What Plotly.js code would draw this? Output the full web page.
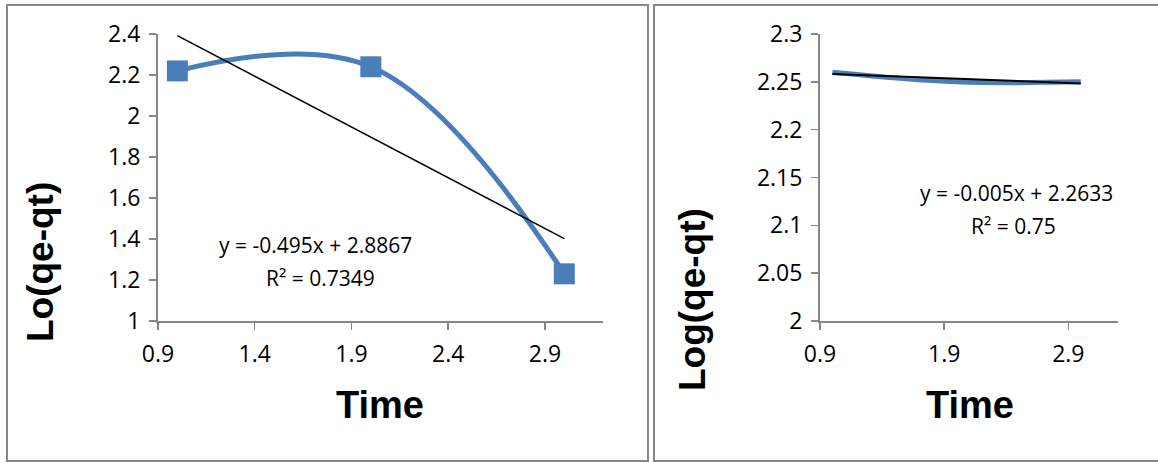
<!DOCTYPE html>
<html>
<head>
<meta charset="utf-8">
<script src="https://cdn.plot.ly/plotly-3.0.1.min.js"></script>
<style>html,body{margin:0;padding:0;background:#fff;}#chart{width:1158px;height:463px;}</style>
</head>
<body>
<div id="chart"></div>
<script>
// Left chart data
const timeLeft = [1, 2, 3];
const logLeft = [2.22, 2.24, 1.23];
const slopeLeft = -0.495;
const interceptLeft = 2.8867;
const eqLeft = "y = -0.495x + 2.8867";
const r2Left = "R² = 0.7349";

// Right chart data
const timeRight = [1, 2, 3];
const logRight = [2.26, 2.25, 2.25];
const slopeRight = -0.005;
const interceptRight = 2.2633;
const eqRight = "y = -0.005x + 2.2633";
const r2Right = "R² = 0.75";

const ticksLeftX = [0.9, 1.4, 1.9, 2.4, 2.9];
const ticksLeftY = [1, 1.2, 1.4, 1.6, 1.8, 2, 2.2, 2.4];
const ticksRightX = [0.9, 1.9, 2.9];
const ticksRightY = [2, 2.05, 2.1, 2.15, 2.2, 2.25, 2.3];

const xTitle = "Time";
const yTitleLeft = "Lo(qe-qt)";
const yTitleRight = "Log(qe-qt)";

const W = 1158, H = 463;
const px = v => v / W;
const py = v => 1 - v / H;

const trendEnds = xs => [xs[0], xs[xs.length - 1]];
const tlx = trendEnds(timeLeft), trx = trendEnds(timeRight);

const blue = '#4a7ebb';
const fontFam = '"Open Sans", "Liberation Sans", sans-serif';
const titleFam = '"Liberation Sans", Arial, sans-serif';

const traces = [
  {x: timeLeft, y: logLeft, xaxis: 'x', yaxis: 'y', type: 'scatter', mode: 'lines+markers',
   line: {color: blue, width: 5, shape: 'spline', smoothing: 1.1},
   marker: {symbol: 'square', size: 21, color: blue}, cliponaxis: false},
  {x: tlx, y: tlx.map(v => slopeLeft * v + interceptLeft), xaxis: 'x', yaxis: 'y', type: 'scatter', mode: 'lines',
   line: {color: '#000', width: 1.5}},
  {x: timeRight, y: logRight, xaxis: 'x2', yaxis: 'y2', type: 'scatter', mode: 'lines',
   line: {color: blue, width: 5, shape: 'spline', smoothing: 1.1}},
  {x: trx, y: trx.map(v => slopeRight * v + interceptRight), xaxis: 'x2', yaxis: 'y2', type: 'scatter', mode: 'lines',
   line: {color: '#000', width: 2}}
];

const axisCommon = {
  showgrid: false, zeroline: false, showline: true, linecolor: '#868686', linewidth: 2,
  ticks: 'outside', ticklen: 7, tickcolor: '#868686', tickwidth: 1.5, ticklabelstandoff: 4,
  tickfont: {family: fontFam, size: 23, color: '#000'}, fixedrange: true
};

const tFont = {family: titleFam, size: 38, color: '#000', weight: 'bold'};
const yFont = {family: titleFam, size: 37, color: '#000', weight: 'bold'};
const aFont = {family: fontFam, size: 21, color: '#000'};

const layout = {
  width: W, height: H,
  margin: {l: 0, r: 0, t: 0, b: 0},
  paper_bgcolor: '#fff', plot_bgcolor: '#fff',
  showlegend: false,
  xaxis: Object.assign({}, axisCommon, {
    domain: [px(158), px(603)], range: [0.9, 3.2], anchor: 'y',
    tickmode: 'array', tickvals: ticksLeftX, ticktext: ticksLeftX.map(String)
  }),
  yaxis: Object.assign({}, axisCommon, {
    domain: [py(321), py(34)], range: [1, 2.4], anchor: 'x',
    tickmode: 'array', tickvals: ticksLeftY, ticktext: ticksLeftY.map(String)
  }),
  xaxis2: Object.assign({}, axisCommon, {
    domain: [px(820), px(1118)], range: [0.9, 3.3], anchor: 'y2',
    tickmode: 'array', tickvals: ticksRightX, ticktext: ticksRightX.map(String)
  }),
  yaxis2: Object.assign({}, axisCommon, {
    domain: [py(321), py(34)], range: [2, 2.3], anchor: 'x2',
    tickmode: 'array', tickvals: ticksRightY, ticktext: ticksRightY.map(String)
  }),
  shapes: [
    {type: 'rect', xref: 'paper', yref: 'paper', x0: px(7), x1: px(648), y0: py(461), y1: py(5),
     line: {color: '#878787', width: 2}, layer: 'below'},
    {type: 'rect', xref: 'paper', yref: 'paper', x0: px(654), x1: px(1166), y0: py(461), y1: py(5),
     line: {color: '#878787', width: 2}, layer: 'below'}
  ],
  annotations: [
    {xref: 'paper', yref: 'paper', x: px(315), y: py(245), xanchor: 'center', yanchor: 'middle', text: eqLeft, showarrow: false, font: aFont},
    {xref: 'paper', yref: 'paper', x: px(320), y: py(278), xanchor: 'center', yanchor: 'middle', text: r2Left, showarrow: false, font: aFont},
    {xref: 'paper', yref: 'paper', x: px(1016), y: py(193), xanchor: 'center', yanchor: 'middle', text: eqRight, showarrow: false, font: aFont},
    {xref: 'paper', yref: 'paper', x: px(1013), y: py(226), xanchor: 'center', yanchor: 'middle', text: r2Right, showarrow: false, font: aFont},
    {xref: 'paper', yref: 'paper', x: px(380), y: py(405), xanchor: 'center', yanchor: 'middle', text: xTitle, showarrow: false, font: tFont},
    {xref: 'paper', yref: 'paper', x: px(970), y: py(405), xanchor: 'center', yanchor: 'middle', text: xTitle, showarrow: false, font: tFont},
    {xref: 'paper', yref: 'paper', x: px(40), y: py(262), xanchor: 'center', yanchor: 'middle', textangle: -90, text: yTitleLeft, showarrow: false, font: yFont},
    {xref: 'paper', yref: 'paper', x: px(692), y: py(300), xanchor: 'center', yanchor: 'middle', textangle: -90, text: yTitleRight, showarrow: false, font: yFont}
  ]
};

Plotly.newPlot('chart', traces, layout, {displayModeBar: false, staticPlot: true});
</script>
</body>
</html>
* * *
EXERCISE: Output an exact copy of the material, with the pictures removed.

TASK ANSWER:
What Plotly.js code would draw this? Output the full web page.
<!DOCTYPE html>
<html>
<head>
<meta charset="utf-8">
<script src="https://cdn.plot.ly/plotly-3.0.1.min.js"></script>
<style>html,body{margin:0;padding:0;background:#fff;}#chart{width:1158px;height:463px;}</style>
</head>
<body>
<div id="chart"></div>
<script>
// Left chart data
const timeLeft = [1, 2, 3];
const logLeft = [2.22, 2.24, 1.23];
const slopeLeft = -0.495;
const interceptLeft = 2.8867;
const eqLeft = "y = -0.495x + 2.8867";
const r2Left = "R² = 0.7349";

// Right chart data
const timeRight = [1, 2, 3];
const logRight = [2.26, 2.25, 2.25];
const slopeRight = -0.005;
const interceptRight = 2.2633;
const eqRight = "y = -0.005x + 2.2633";
const r2Right = "R² = 0.75";

const ticksLeftX = [0.9, 1.4, 1.9, 2.4, 2.9];
const ticksLeftY = [1, 1.2, 1.4, 1.6, 1.8, 2, 2.2, 2.4];
const ticksRightX = [0.9, 1.9, 2.9];
const ticksRightY = [2, 2.05, 2.1, 2.15, 2.2, 2.25, 2.3];

const xTitle = "Time";
const yTitleLeft = "Lo(qe-qt)";
const yTitleRight = "Log(qe-qt)";

const W = 1158, H = 463;
const px = v => v / W;
const py = v => 1 - v / H;

const trendEnds = xs => [xs[0], xs[xs.length - 1]];
const tlx = trendEnds(timeLeft), trx = trendEnds(timeRight);

const blue = '#4a7ebb';
const fontFam = '"Open Sans", "Liberation Sans", sans-serif';
const titleFam = '"Liberation Sans", Arial, sans-serif';

const traces = [
  {x: timeLeft, y: logLeft, xaxis: 'x', yaxis: 'y', type: 'scatter', mode: 'lines+markers',
   line: {color: blue, width: 5, shape: 'spline', smoothing: 1.1},
   marker: {symbol: 'square', size: 21, color: blue}, cliponaxis: false},
  {x: tlx, y: tlx.map(v => slopeLeft * v + interceptLeft), xaxis: 'x', yaxis: 'y', type: 'scatter', mode: 'lines',
   line: {color: '#000', width: 1.5}},
  {x: timeRight, y: logRight, xaxis: 'x2', yaxis: 'y2', type: 'scatter', mode: 'lines',
   line: {color: blue, width: 5, shape: 'spline', smoothing: 1.1}},
  {x: trx, y: trx.map(v => slopeRight * v + interceptRight), xaxis: 'x2', yaxis: 'y2', type: 'scatter', mode: 'lines',
   line: {color: '#000', width: 2}}
];

const axisCommon = {
  showgrid: false, zeroline: false, showline: true, linecolor: '#868686', linewidth: 2,
  ticks: 'outside', ticklen: 7, tickcolor: '#868686', tickwidth: 1.5, ticklabelstandoff: 4,
  tickfont: {family: fontFam, size: 23, color: '#000'}, fixedrange: true
};

const tFont = {family: titleFam, size: 38, color: '#000', weight: 'bold'};
const yFont = {family: titleFam, size: 37, color: '#000', weight: 'bold'};
const aFont = {family: fontFam, size: 21, color: '#000'};

const layout = {
  width: W, height: H,
  margin: {l: 0, r: 0, t: 0, b: 0},
  paper_bgcolor: '#fff', plot_bgcolor: '#fff',
  showlegend: false,
  xaxis: Object.assign({}, axisCommon, {
    domain: [px(158), px(603)], range: [0.9, 3.2], anchor: 'y',
    tickmode: 'array', tickvals: ticksLeftX, ticktext: ticksLeftX.map(String)
  }),
  yaxis: Object.assign({}, axisCommon, {
    domain: [py(321), py(34)], range: [1, 2.4], anchor: 'x',
    tickmode: 'array', tickvals: ticksLeftY, ticktext: ticksLeftY.map(String)
  }),
  xaxis2: Object.assign({}, axisCommon, {
    domain: [px(820), px(1118)], range: [0.9, 3.3], anchor: 'y2',
    tickmode: 'array', tickvals: ticksRightX, ticktext: ticksRightX.map(String)
  }),
  yaxis2: Object.assign({}, axisCommon, {
    domain: [py(321), py(34)], range: [2, 2.3], anchor: 'x2',
    tickmode: 'array', tickvals: ticksRightY, ticktext: ticksRightY.map(String)
  }),
  shapes: [
    {type: 'rect', xref: 'paper', yref: 'paper', x0: px(7), x1: px(648), y0: py(461), y1: py(5),
     line: {color: '#878787', width: 2}, layer: 'below'},
    {type: 'rect', xref: 'paper', yref: 'paper', x0: px(654), x1: px(1166), y0: py(461), y1: py(5),
     line: {color: '#878787', width: 2}, layer: 'below'}
  ],
  annotations: [
    {xref: 'paper', yref: 'paper', x: px(315), y: py(245), xanchor: 'center', yanchor: 'middle', text: eqLeft, showarrow: false, font: aFont},
    {xref: 'paper', yref: 'paper', x: px(320), y: py(278), xanchor: 'center', yanchor: 'middle', text: r2Left, showarrow: false, font: aFont},
    {xref: 'paper', yref: 'paper', x: px(1016), y: py(193), xanchor: 'center', yanchor: 'middle', text: eqRight, showarrow: false, font: aFont},
    {xref: 'paper', yref: 'paper', x: px(1013), y: py(226), xanchor: 'center', yanchor: 'middle', text: r2Right, showarrow: false, font: aFont},
    {xref: 'paper', yref: 'paper', x: px(380), y: py(405), xanchor: 'center', yanchor: 'middle', text: xTitle, showarrow: false, font: tFont},
    {xref: 'paper', yref: 'paper', x: px(970), y: py(405), xanchor: 'center', yanchor: 'middle', text: xTitle, showarrow: false, font: tFont},
    {xref: 'paper', yref: 'paper', x: px(40), y: py(262), xanchor: 'center', yanchor: 'middle', textangle: -90, text: yTitleLeft, showarrow: false, font: yFont},
    {xref: 'paper', yref: 'paper', x: px(692), y: py(300), xanchor: 'center', yanchor: 'middle', textangle: -90, text: yTitleRight, showarrow: false, font: yFont}
  ]
};

Plotly.newPlot('chart', traces, layout, {displayModeBar: false, staticPlot: true});
</script>
</body>
</html>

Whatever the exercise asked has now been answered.